Introduction to Exhibit

October 7, 1994–March 4, 1995

This exhibition is made possible through the generous support of Messrs. Lloyd Cotsen and Plato Malozemoff, members of the James Madison Council of the Library of Congress.

The coming together of a renowned scholar and a rich, but relatively unknown and unused archive of historically significant documents is a rare phenomenon. Last winter [1993-1994] the Librarian of Congress, Dr. James H. Billington, asked Dr. Vyacheslav Ivanov, one of the foremost linguists of our day, to review and evaluate the Alaskan Russian Church Archives, and to select some items for an exhibition. This installation is the direct result of that encounter, and it offers a rare opportunity to witness the insights that such an exchange can produce.
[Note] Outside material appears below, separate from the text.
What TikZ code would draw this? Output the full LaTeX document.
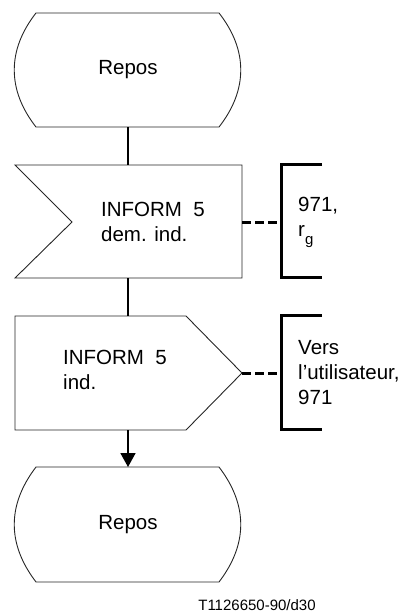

In the space of little more than a month, Dr. Ivanov scoured hundreds of documents in the Archive, probing deeply for the vital, historical truths that lay within them. The results of that remarkably intense experience were an evaluative essay written by Dr. Ivanov about the Archive; an oral presentation of his findings and observations, shared with Dr. Billington and interested Library staff; and this exhibition -- based on objects Dr. Ivanov selected and commented upon while reviewing them, day after day, in the Manuscript Division, whose staff generously provided a room and brought forth box after box of documents.

In confronting these documents, mostly written in Russian but some in the Alaskan Native languages of Aleut, Eskimo, and Tlingit, Dr. Ivanov has resuscitated the vibrant, incredibly moving human exchanges that took place between the priests of the Russian Orthodox Church in Alaska and Native Alaskans, during the years 1794 to about 1915. These remarkable priests, intrepid heroes such as the Russian "giant" Ioann Veniaminov and the Creole Iakov Netsvetov, were not merely essential to the success of the colony established by the Russian American Company in 1784, they were also the agents through which much of the culture and languages of Native Alaskans were preserved. Only in recent years has the magnitude of their achievement been recognized -- and most appropriately during this 200th anniversary of the founding of the first Orthodox mission in North America in 1794.